-- START OF Available data --

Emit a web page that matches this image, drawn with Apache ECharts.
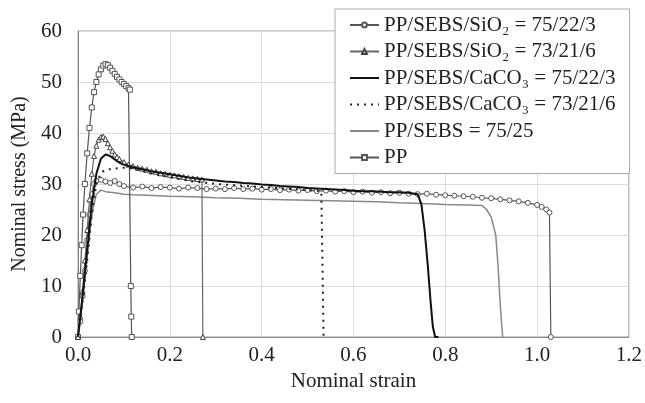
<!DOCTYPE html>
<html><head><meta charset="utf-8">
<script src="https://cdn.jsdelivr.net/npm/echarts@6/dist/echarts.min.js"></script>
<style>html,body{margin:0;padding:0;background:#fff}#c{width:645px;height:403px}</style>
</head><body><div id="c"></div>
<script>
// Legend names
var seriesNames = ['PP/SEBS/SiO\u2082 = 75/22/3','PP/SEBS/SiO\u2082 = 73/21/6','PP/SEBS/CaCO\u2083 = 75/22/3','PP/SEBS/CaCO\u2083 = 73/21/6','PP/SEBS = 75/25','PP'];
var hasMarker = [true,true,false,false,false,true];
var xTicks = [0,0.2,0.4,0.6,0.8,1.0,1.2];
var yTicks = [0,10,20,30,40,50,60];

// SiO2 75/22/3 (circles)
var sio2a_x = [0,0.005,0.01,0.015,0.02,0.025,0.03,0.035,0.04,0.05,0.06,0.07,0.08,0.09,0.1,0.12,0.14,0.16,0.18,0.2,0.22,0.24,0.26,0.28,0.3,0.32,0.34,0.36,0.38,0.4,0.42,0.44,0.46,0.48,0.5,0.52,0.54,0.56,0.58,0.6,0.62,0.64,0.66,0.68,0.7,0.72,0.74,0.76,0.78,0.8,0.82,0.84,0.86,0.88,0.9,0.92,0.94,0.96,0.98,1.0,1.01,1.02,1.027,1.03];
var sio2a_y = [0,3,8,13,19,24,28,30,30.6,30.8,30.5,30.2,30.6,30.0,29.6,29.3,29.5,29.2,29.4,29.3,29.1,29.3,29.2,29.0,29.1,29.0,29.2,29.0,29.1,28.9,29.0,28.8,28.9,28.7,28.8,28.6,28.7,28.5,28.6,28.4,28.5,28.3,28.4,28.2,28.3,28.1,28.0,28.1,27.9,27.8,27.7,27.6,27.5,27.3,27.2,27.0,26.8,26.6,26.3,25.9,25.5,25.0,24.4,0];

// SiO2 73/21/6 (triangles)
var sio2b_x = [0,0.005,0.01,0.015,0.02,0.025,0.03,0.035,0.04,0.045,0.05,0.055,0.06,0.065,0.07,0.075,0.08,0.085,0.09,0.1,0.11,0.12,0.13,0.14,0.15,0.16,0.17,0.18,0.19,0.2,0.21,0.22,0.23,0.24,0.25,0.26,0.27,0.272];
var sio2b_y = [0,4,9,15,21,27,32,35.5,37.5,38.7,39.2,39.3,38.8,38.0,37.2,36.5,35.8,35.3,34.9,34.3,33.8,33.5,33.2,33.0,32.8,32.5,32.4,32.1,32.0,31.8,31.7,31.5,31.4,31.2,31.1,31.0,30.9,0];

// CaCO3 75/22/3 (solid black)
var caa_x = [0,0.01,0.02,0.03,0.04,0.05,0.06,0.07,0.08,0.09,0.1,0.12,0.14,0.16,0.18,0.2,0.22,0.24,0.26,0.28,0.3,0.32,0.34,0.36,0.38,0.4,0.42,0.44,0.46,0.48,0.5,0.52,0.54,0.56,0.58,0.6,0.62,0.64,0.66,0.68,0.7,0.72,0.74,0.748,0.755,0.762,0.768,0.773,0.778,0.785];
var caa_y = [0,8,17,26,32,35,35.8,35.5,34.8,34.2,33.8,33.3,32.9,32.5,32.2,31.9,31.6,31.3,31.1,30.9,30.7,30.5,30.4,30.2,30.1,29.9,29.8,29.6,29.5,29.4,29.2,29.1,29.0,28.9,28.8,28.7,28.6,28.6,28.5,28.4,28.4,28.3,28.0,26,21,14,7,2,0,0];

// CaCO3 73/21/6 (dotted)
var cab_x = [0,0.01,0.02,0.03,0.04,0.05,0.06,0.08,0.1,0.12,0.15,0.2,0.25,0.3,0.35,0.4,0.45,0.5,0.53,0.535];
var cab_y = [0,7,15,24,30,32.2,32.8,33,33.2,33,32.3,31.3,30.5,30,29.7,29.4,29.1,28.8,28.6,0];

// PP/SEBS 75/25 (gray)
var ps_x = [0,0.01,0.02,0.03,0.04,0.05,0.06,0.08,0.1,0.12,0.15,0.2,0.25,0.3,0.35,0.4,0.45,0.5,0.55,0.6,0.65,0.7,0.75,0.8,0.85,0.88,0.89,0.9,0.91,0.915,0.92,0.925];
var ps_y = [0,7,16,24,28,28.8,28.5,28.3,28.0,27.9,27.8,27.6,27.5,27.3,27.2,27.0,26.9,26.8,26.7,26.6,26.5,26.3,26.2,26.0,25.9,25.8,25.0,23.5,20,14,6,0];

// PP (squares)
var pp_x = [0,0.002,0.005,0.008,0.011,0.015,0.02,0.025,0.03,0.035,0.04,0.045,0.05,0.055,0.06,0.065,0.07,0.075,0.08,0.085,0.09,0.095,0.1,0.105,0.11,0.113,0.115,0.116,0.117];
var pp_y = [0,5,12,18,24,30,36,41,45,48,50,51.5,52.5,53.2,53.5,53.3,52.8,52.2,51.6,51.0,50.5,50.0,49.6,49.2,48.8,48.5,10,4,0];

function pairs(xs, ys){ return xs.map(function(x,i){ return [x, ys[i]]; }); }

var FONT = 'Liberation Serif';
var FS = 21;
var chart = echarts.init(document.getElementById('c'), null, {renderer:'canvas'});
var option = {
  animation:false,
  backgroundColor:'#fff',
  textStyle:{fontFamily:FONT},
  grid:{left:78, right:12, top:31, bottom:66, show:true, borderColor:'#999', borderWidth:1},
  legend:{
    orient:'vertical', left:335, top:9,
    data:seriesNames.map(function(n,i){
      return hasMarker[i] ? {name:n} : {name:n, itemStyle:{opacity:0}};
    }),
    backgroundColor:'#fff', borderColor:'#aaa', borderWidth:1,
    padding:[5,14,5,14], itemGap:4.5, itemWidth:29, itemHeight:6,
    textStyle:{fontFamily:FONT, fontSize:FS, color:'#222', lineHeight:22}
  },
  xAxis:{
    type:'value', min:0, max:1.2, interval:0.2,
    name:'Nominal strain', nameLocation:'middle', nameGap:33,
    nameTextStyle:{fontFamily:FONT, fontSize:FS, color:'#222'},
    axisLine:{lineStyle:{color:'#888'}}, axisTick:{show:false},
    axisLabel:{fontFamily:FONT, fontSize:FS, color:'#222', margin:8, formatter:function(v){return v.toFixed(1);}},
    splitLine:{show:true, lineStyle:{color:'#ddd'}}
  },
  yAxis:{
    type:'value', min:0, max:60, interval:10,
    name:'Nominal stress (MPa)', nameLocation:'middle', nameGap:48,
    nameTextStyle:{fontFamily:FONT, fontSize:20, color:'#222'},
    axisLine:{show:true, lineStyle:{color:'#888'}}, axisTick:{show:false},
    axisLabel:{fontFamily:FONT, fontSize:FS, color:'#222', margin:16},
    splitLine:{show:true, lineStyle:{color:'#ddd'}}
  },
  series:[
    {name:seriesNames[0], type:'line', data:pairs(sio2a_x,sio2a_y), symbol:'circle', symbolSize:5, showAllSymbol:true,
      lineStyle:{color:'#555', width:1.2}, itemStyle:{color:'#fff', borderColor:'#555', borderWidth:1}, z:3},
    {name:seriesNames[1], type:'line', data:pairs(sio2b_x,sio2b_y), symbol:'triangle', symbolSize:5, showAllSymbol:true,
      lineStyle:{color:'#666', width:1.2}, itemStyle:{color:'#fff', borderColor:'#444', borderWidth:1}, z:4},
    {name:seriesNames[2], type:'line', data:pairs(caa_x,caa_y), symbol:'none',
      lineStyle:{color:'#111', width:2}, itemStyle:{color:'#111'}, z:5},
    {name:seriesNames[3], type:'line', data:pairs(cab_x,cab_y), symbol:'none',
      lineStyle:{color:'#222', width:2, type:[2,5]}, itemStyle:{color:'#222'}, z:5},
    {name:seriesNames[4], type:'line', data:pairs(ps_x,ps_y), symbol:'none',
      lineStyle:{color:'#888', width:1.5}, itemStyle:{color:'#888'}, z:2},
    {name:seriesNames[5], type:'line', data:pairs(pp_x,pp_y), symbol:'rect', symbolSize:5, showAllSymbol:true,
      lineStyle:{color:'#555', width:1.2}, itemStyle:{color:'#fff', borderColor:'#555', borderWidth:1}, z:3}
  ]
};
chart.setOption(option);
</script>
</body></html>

-- END OF Available data --

| Set task |
Leave the pictures out and please restate exactly the lines running from the start of the material through the one with "var yTicks = [0,10,20,30,40,50,60];".

| The result |
Emit a web page that matches this image, drawn with Apache ECharts.
<!DOCTYPE html>
<html><head><meta charset="utf-8">
<script src="https://cdn.jsdelivr.net/npm/echarts@6/dist/echarts.min.js"></script>
<style>html,body{margin:0;padding:0;background:#fff}#c{width:645px;height:403px}</style>
</head><body><div id="c"></div>
<script>
// Legend names
var seriesNames = ['PP/SEBS/SiO\u2082 = 75/22/3','PP/SEBS/SiO\u2082 = 73/21/6','PP/SEBS/CaCO\u2083 = 75/22/3','PP/SEBS/CaCO\u2083 = 73/21/6','PP/SEBS = 75/25','PP'];
var hasMarker = [true,true,false,false,false,true];
var xTicks = [0,0.2,0.4,0.6,0.8,1.0,1.2];
var yTicks = [0,10,20,30,40,50,60];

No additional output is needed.